What separates Denshattack from similar games is the relentless creativity of its level design. The roughly 10 to 15-hour campaign takes you across increasingly wild environments. You trick over giant stone heads, ride a Ferris wheel through abandoned cities, and demolish Miraido's surveillance towers. That's just the start. Volcanoes with rideable rails, sequences where you get swallowed by a shark, kabuki theaters transformed into trick courses, elaborate optional rainbow-colored tracks that unlock when you chain enough moves together. The variety never stops surprising.
Every level branches into multiple routes with distinct objectives. One mission might ask you to clear a bridge, restore censored public art, and deliver soba noodles across scattered checkpoints. You decide the order and path. Generous checkpoints mean failure never ends a run, just costs time, and your crew offers encouragement when you stumble. The game keeps escalating its toolset too, introducing monorail attachments, air current riding, wall runs, manuals, horn interactions, and more, each adding another layer to the orchestration required to stay clean through complex courses.
Between missions, you collect parts to unlock new trains, each with unique stat trade-offs. One might prioritize trick speed at the expense of manual distance. Another buffs your energy bar fill rate but reduces trick scoring. These aren't cosmetic choices, they fundamentally alter how you approach courses and incentivize replays to master different strategies. You can customize trains with spray paint and stickers, but the mechanical differences matter most.
Boss encounters at the end of each region showcase Denshattack's most anime sensibilities. You face enemy trains that merge Megazord-style, a mobile sand snake you can grind across, a moving castle bristling with cannons. Each boss feels distinct yet integrates smoothly with mechanics you've already mastered. Where games in this genre often stumble with boss design, Denshattack nails it, maintaining the flow and style of the campaign while throwing legitimate challenges your way.
The soundtrack pulses with catchiness, and Fernando's photo opportunities let you contribute images to his zine issues between missions. These zines flesh out regional lore, character backgrounds, train specs, and even Emi's ramen reviews. It's thoughtful worldbuilding wrapped in charm. Optional dares challenge you to crash-free runs, derail rivals, find hidden exits, or nail specific trick sequences at precise moments. Score-chasing modes track both time and trick scores, leaving plenty of room for players to hunt better medals on repeat visits.

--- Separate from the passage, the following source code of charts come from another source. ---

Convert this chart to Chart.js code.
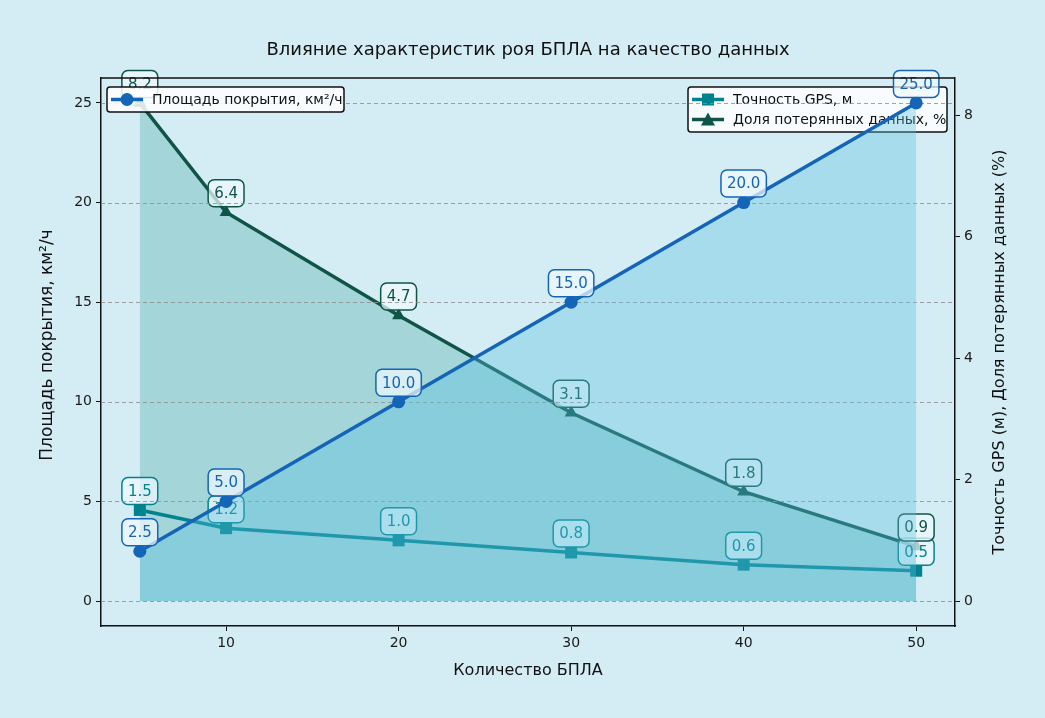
<!DOCTYPE html>
<html>
<head>
  <meta charset="utf-8">
  <title>Влияние характеристик роя БПЛА</title>
  <script src="https://cdn.jsdelivr.net/npm/chart.js"></script>
  <style>
    html, body { margin: 0; padding: 0; background: #d4ecf3; }
    .wrap { width: 1045px; height: 718px; }
  </style>
</head>
<body>
<div class="wrap">
  <canvas id="chart" width="1045" height="718"></canvas>
</div>

<script>
  // data
  const droneCounts = [5, 10, 20, 30, 40, 50];
  const coverage = [2.5, 5.0, 10.0, 15.0, 20.0, 25.0];
  const gpsAccuracy = [1.5, 1.2, 1.0, 0.8, 0.6, 0.5];
  const lostData = [8.2, 6.4, 4.7, 3.1, 1.8, 0.9];

  const xTicks = [10, 20, 30, 40, 50];
  const leftTicks = [0, 5, 10, 15, 20, 25];
  const rightTicks = [0, 2, 4, 6, 8];

  const titleText = 'Влияние характеристик роя БПЛА на качество данных';
  const xTitle = 'Количество БПЛА';
  const leftTitle = 'Площадь покрытия, км²/ч';
  const rightTitle = 'Точность GPS (м), Доля потерянных данных (%)';
  const seriesNames = ['Площадь покрытия, км²/ч', 'Точность GPS, м', 'Доля потерянных данных, %'];

  const BLUE = '#1464b8';
  const TEAL = '#00838f';
  const DARK = '#0f5447';
  const FONT = '"DejaVu Sans", sans-serif';

  const pts = vals => droneCounts.map((x, i) => ({ x: x, y: vals[i] }));

  // rounded label box
  function labelBox(ctx, text, x, y, color) {
    ctx.font = '15px ' + FONT;
    const w = ctx.measureText(text).width + 12;
    const h = 27;
    ctx.beginPath();
    ctx.roundRect(x - w / 2, y - h / 2, w, h, 6);
    ctx.fillStyle = 'rgba(240,250,253,0.72)';
    ctx.fill();
    ctx.lineWidth = 1.5;
    ctx.strokeStyle = color;
    ctx.stroke();
    ctx.fillStyle = color;
    ctx.textAlign = 'center';
    ctx.textBaseline = 'middle';
    ctx.fillText(text, x, y + 1);
  }

  function drawMarker(ctx, style, x, y, color) {
    ctx.fillStyle = color;
    ctx.beginPath();
    if (style === 'circle') {
      ctx.arc(x, y, 6.5, 0, Math.PI * 2);
    } else if (style === 'rect') {
      ctx.rect(x - 6, y - 6, 12, 12);
    } else {
      ctx.moveTo(x, y - 7);
      ctx.lineTo(x + 7, y + 6);
      ctx.lineTo(x - 7, y + 6);
      ctx.closePath();
    }
    ctx.fill();
  }

  function legendBox(ctx, x, y, w, rows) {
    const h = 25 + (rows.length - 1) * 20;
    ctx.beginPath();
    ctx.roundRect(x, y, w, h, 3);
    ctx.fillStyle = 'rgba(255,255,255,0.85)';
    ctx.fill();
    ctx.lineWidth = 1.5;
    ctx.strokeStyle = '#111';
    ctx.stroke();
    rows.forEach((r, i) => {
      const cy = y + 12.5 + i * 20;
      ctx.strokeStyle = r.color;
      ctx.lineWidth = 3.5;
      ctx.beginPath();
      ctx.moveTo(x + 4, cy);
      ctx.lineTo(x + 36, cy);
      ctx.stroke();
      drawMarker(ctx, r.style, x + 20, cy, r.color);
      ctx.fillStyle = '#111';
      ctx.font = '14px ' + FONT;
      ctx.textAlign = 'left';
      ctx.textBaseline = 'middle';
      ctx.fillText(r.text, x + 45, cy + 1);
    });
  }

  const decorPlugin = {
    id: 'decor',
    beforeDraw(chart) {
      const ctx = chart.ctx;
      ctx.save();
      ctx.fillStyle = '#d4ecf3';
      ctx.fillRect(0, 0, chart.width, chart.height);
      ctx.restore();
    },
    afterDatasetDraw(chart, args) {
      // second axis content (gps + lost) sits under the coverage layer
      if (args.index !== 1) return;
      const ctx = chart.ctx;
      const xs = chart.scales.x, y2 = chart.scales.y2, y = chart.scales.y;
      const area = chart.chartArea;
      ctx.save();
      droneCounts.forEach((c, i) => {
        labelBox(ctx, gpsAccuracy[i].toFixed(1), xs.getPixelForValue(c), y2.getPixelForValue(gpsAccuracy[i]) - 19, TEAL);
      });
      droneCounts.forEach((c, i) => {
        labelBox(ctx, lostData[i].toFixed(1), xs.getPixelForValue(c), y2.getPixelForValue(lostData[i]) - 19, DARK);
      });
      legendBox(ctx, 688, 87, 259, [
        { text: seriesNames[1], color: TEAL, style: 'rect' },
        { text: seriesNames[2], color: DARK, style: 'triangle' }
      ]);
      // dashed grid of the left axis
      ctx.strokeStyle = 'rgba(140,140,140,0.8)';
      ctx.lineWidth = 1;
      ctx.setLineDash([4, 3]);
      leftTicks.forEach(v => {
        const py = Math.round(y.getPixelForValue(v)) + 0.5;
        ctx.beginPath();
        ctx.moveTo(area.left, py);
        ctx.lineTo(area.right, py);
        ctx.stroke();
      });
      ctx.restore();
    },
    afterDatasetsDraw(chart) {
      const ctx = chart.ctx;
      const xs = chart.scales.x, y = chart.scales.y;
      ctx.save();
      droneCounts.forEach((c, i) => {
        labelBox(ctx, coverage[i].toFixed(1), xs.getPixelForValue(c), y.getPixelForValue(coverage[i]) - 19, BLUE);
      });
      legendBox(ctx, 107, 87, 237, [
        { text: seriesNames[0], color: BLUE, style: 'circle' }
      ]);
      ctx.restore();
    },
    afterDraw(chart) {
      const ctx = chart.ctx;
      const area = chart.chartArea;
      ctx.save();
      // top frame line
      ctx.strokeStyle = '#111';
      ctx.lineWidth = 1.5;
      ctx.beginPath();
      ctx.moveTo(area.left, area.top);
      ctx.lineTo(area.right, area.top);
      ctx.stroke();

      ctx.fillStyle = '#111';
      ctx.textAlign = 'center';
      ctx.textBaseline = 'middle';
      ctx.font = '18px ' + FONT;
      ctx.fillText(titleText, 528, 50);
      ctx.font = '16px ' + FONT;
      ctx.fillText(xTitle, 528, 671);

      ctx.font = '17px ' + FONT;
      ctx.translate(48, 345);
      ctx.rotate(-Math.PI / 2);
      ctx.fillText(leftTitle, 0, 0);
      ctx.setTransform(1, 0, 0, 1, 0, 0);
      ctx.font = '16px ' + FONT;
      ctx.translate(1000, 352);
      ctx.rotate(-Math.PI / 2);
      ctx.fillText(rightTitle, 0, 0);
      ctx.restore();
    }
  };

  const axisCommon = {
    border: { display: true, color: '#111', width: 1.5 },
    grid: { display: true, drawOnChartArea: false, drawTicks: true, tickLength: 5, color: '#111', tickWidth: 1 },
    ticks: { color: '#1a1a1a', font: { family: 'DejaVu Sans', size: 14 }, padding: 4, maxRotation: 0 }
  };

  new Chart(document.getElementById('chart'), {
    type: 'line',
    data: {
      datasets: [
        {
          label: seriesNames[0],
          data: pts(coverage),
          yAxisID: 'y',
          borderColor: BLUE,
          backgroundColor: 'rgba(90,190,225,0.36)',
          borderWidth: 3.5,
          pointStyle: 'circle',
          pointRadius: 6.5,
          pointBackgroundColor: BLUE,
          pointBorderWidth: 0,
          fill: 'origin'
        },
        {
          label: seriesNames[1],
          data: pts(gpsAccuracy),
          yAxisID: 'y2',
          borderColor: TEAL,
          backgroundColor: TEAL,
          borderWidth: 3.5,
          pointStyle: 'rect',
          pointRadius: 8.5,
          pointBackgroundColor: TEAL,
          pointBorderWidth: 0,
          fill: false
        },
        {
          label: seriesNames[2],
          data: pts(lostData),
          yAxisID: 'y2',
          borderColor: DARK,
          backgroundColor: 'rgba(0,140,135,0.23)',
          borderWidth: 3.5,
          pointStyle: 'triangle',
          pointRadius: 7.5,
          pointBackgroundColor: DARK,
          pointBorderWidth: 0,
          fill: 'origin'
        }
      ]
    },
    options: {
      responsive: false,
      animation: false,
      devicePixelRatio: 1,
      layout: { padding: { top: 78, left: 0, right: 0, bottom: 0 } },
      plugins: { legend: { display: false }, tooltip: { enabled: false } },
      elements: { line: { tension: 0 } },
      scales: {
        x: Object.assign({}, axisCommon, {
          type: 'linear', min: 2.75, max: 52.25,
          afterBuildTicks: s => { s.ticks = xTicks.map(v => ({ value: v })); },
          afterFit: s => { s.height = 92; }
        }),
        y: Object.assign({}, axisCommon, {
          type: 'linear', position: 'left', min: -1.25, max: 26.25,
          afterBuildTicks: s => { s.ticks = leftTicks.map(v => ({ value: v })); },
          afterFit: s => { s.width = 101; }
        }),
        y2: Object.assign({}, axisCommon, {
          type: 'linear', position: 'right', min: -0.41, max: 8.61,
          afterBuildTicks: s => { s.ticks = rightTicks.map(v => ({ value: v })); },
          afterFit: s => { s.width = 90; }
        })
      }
    },
    plugins: [decorPlugin]
  });
</script>
</body>
</html>
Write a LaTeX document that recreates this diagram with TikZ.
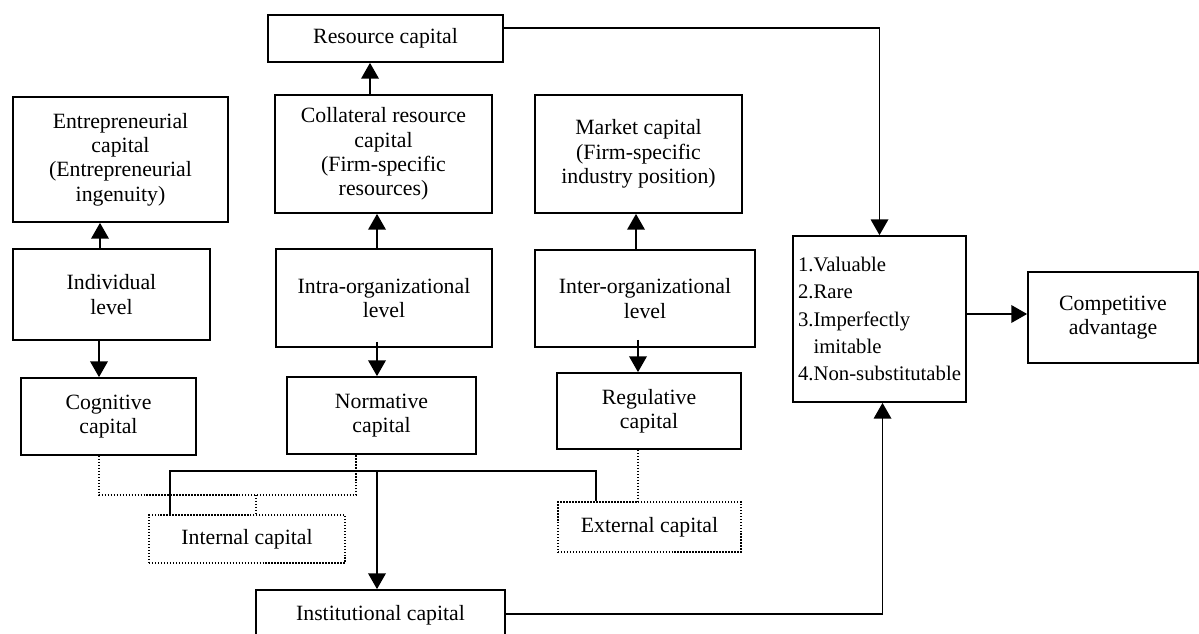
\documentclass[tikz,border=0pt]{standalone}
\usepackage{fontspec}
\setmainfont{Liberation Serif}
\usetikzlibrary{positioning}
\usetikzlibrary{arrows.meta}
\usetikzlibrary{calc}

\tikzset{
	sz/.style 2 args={minimum width=#1*0.02cm, minimum height=#2*0.02cm},
	dots/.style={line width=0.9pt, dash pattern=on 0.8pt off 0.9pt},
}

\begin{document}
\begin{tikzpicture}[x=0.02cm, y=-0.02cm]
	\useasboundingbox (0,0) rectangle (1199,633);
	\clip (0,0) rectangle (1199,633);

	\begin{scope}[every node/.style={draw, line width=1pt, inner sep=0pt, align=center, font=\fontsize{12.4}{13.9}\selectfont}]
	    \node (res) [sz={235}{47}] at (385.5,38.5) {Resource capital};
	    \node (ent) [sz={215}{125}] at (120.5,159.5) {Entrepreneurial\\capital\\(Entrepreneurial\\ingenuity)};
	    \node (col) [sz={217}{118}] at (383.5,154) {Collateral resource\\capital\\(Firm-specific\\resources)};
	    \node (mkt) [sz={207}{118}] at (638.5,154) {Market capital\\(Firm-specific\\industry position)};
	    \node (ind) [sz={197}{91}] at (111.5,294.5) {Individual\\level};
	    \node (intra) [sz={216}{98}] at (384,298) {Intra-organizational\\level};
	    \node (inter) [sz={220}{97}] at (645,298.5) {Inter-organizational\\level};
	    \node (cog) [sz={175}{77}] at (108.5,416.5) {Cognitive\\capital};
	    \node (nor) [sz={189}{77}] at (381.5,415.5) {Normative\\capital};
	    \node (reg) [sz={184}{76}] at (649,411) {Regulative\\capital};
	    \node (inst) [sz={249}{50}] at (380.5,615) {Institutional capital};
	    \node (crit) [sz={173}{166}, align=left, font=\fontsize{11.8}{15.6}\selectfont] at (879.5,319)
	        {1.Valuable\\2.Rare\\3.Imperfectly\\\phantom{3.}imitable\\4.Non-substitutable};
	    \node (comp) [sz={170}{91}] at (1113,317.5) {Competitive\\advantage};
	\end{scope}

	\begin{scope}[every node/.style={draw, dots, inner sep=0pt, align=center, font=\fontsize{12.4}{13.9}\selectfont}]
	    \node (intl) [sz={196}{48}] at (247,539) {Internal capital};
	    \node (extl) [sz={183}{50}] at (649.5,527) {External capital};
	\end{scope}

	\begin{scope}[>={Triangle[length=9pt,width=10pt]}, line width=1pt]
	    % levels to the capitals above and below
	    \draw [->] ($(ind.north)+(-11.5,0)$) -- ($(ent.south)+(-20.5,0)$);
	    \draw [->] ($(ind.south)+(-12.5,0)$) -- ($(cog.north)+(-9.5,0)$);
	    \draw [->] ($(intra.north)+(-7,0)$) -- ($(col.south)+(-6.5,0)$);
	    \draw [->] ($(col.north)+(-13.5,0)$) -- ($(res.south)+(-15.5,0)$);
	    \draw [->] ($(intra.south)+(-7,-6)$) -- ($(nor.north)+(-4.5,0)$);
	    \draw [->] ($(inter.north)+(-9,0)$) -- ($(mkt.south)+(-2.5,0)$);
	    \draw [->] ($(inter.south)+(-7,-8)$) -- ($(reg.north)+(-11,0)$);

	    % to the VRIN box and on
	    \draw [->] ($(res.east)+(0,-10.5)$) -| (crit.north);
	    \draw [->] ($(crit.east)+(0,-5)$) -- ($(comp.west)+(0,-3.5)$);
	    \draw [->] ($(inst.east)+(0,-1)$) -| ($(crit.south)+(3,0)$);

	    % internal and external capital join into institutional capital
	    \coordinate (bus) at (377,471);
	    \draw ($(intl.north west)+(22,0)$) |- (bus) -| ($(extl.north west)+(39,0)$);
	    \draw [->] (bus) -- (bus |- inst.north);
	\end{scope}

	% dotted links
	\coordinate (ijoin) at (256,495);
	\draw [dots] ($(cog.south)+(-9.5,0)$) |- (ijoin) -| ($(nor.south)+(-25.5,0)$);
	\draw [dots] (ijoin) -- (ijoin |- intl.north);
	\draw [dots] ($(reg.south)+(-11,0)$) -- ($(extl.north)+(-11.5,0)$);
\end{tikzpicture}
\end{document}
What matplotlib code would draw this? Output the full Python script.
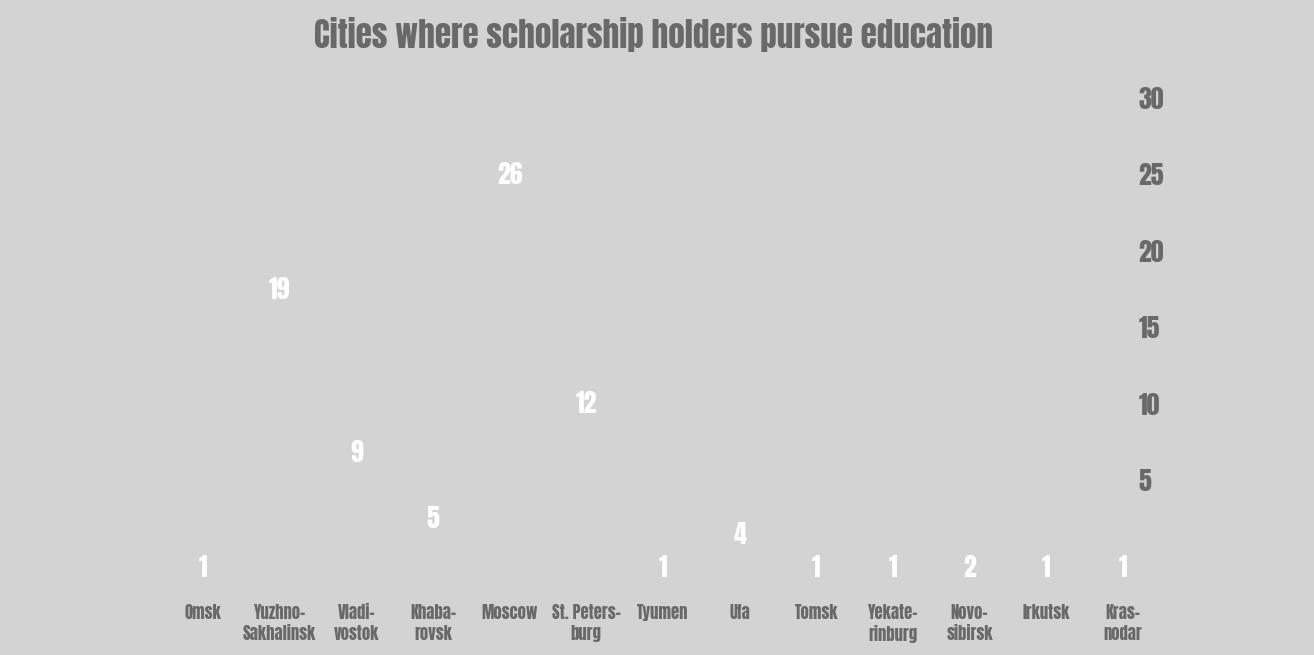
import matplotlib
matplotlib.use("Agg")
import matplotlib.pyplot as plt

cities = ["Omsk", "Yuzhno-\nSakhalinsk", "Vladi-\nvostok", "Khaba-\nrovsk", "Moscow",
          "St. Peters-\nburg", "Tyumen", "Ufa", "Tomsk", "Yekate-\nrinburg",
          "Novo-\nsibirsk", "Irkutsk", "Kras-\nnodar"]
students = [1, 19, 9, 5, 26, 12, 1, 4, 1, 1, 2, 1, 1]
scale_ticks = [5, 10, 15, 20, 25, 30]

bg = "#d3d3d3"
grey = "#696969"
plt.rcParams["font.family"] = ["Anton", "Oswald", "DejaVu Sans"]

W, H = 1314, 655
fig = plt.figure(figsize=(W / 100, H / 100), dpi=100)
fig.patch.set_facecolor(bg)

ax = fig.add_axes([160.8 / W, 55 / H, 977.5 / W, 507 / H])
ax.set_facecolor(bg)
x = list(range(len(cities)))
ax.bar(x, students, width=0.7, color=bg)
ax.set_xlim(-0.55, 12.2)
ax.set_ylim(0, 31)

for i, v in zip(x, students):
    ax.text(i, max(v, 2), str(v), ha="center", va="center",
            color="white", fontsize=18.5)

ax.set_xticks(x)
ax.set_xticklabels(cities, color=grey, fontsize=12, linespacing=1.25)
ax.tick_params(axis="x", length=0, pad=3)
ax.set_yticks([])
for s in ax.spines.values():
    s.set_visible(False)

# value scale on the right
ax2 = ax.twinx()
ax2.set_ylim(-2.853, 30.33)
ax2.set_yticks(scale_ticks)
ax2.set_yticklabels([str(t) for t in scale_ticks], color=grey, fontsize=18.5)
ax2.tick_params(axis="y", length=0, pad=0)
for s in ax2.spines.values():
    s.set_visible(False)

fig.text(0.497, 1 - 48 / H, "Cities where scholarship holders pursue education",
         ha="center", va="baseline", color=grey, fontsize=23.8)

fig.savefig("out.png", dpi=100, facecolor=bg)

Denshattack absolutely could have been a novelty, a one-joke premise that wears thin fast. Instead, it's a genuinely deep trick system wrapped in a love letter to arcade game design and anime adventure storytelling, buoyed by level design that consistently finds new ways to delight.
Author Emily Chen: "This is exactly the kind of unhinged, earnest game that proves indie developers understand what made the genre fun in the first place."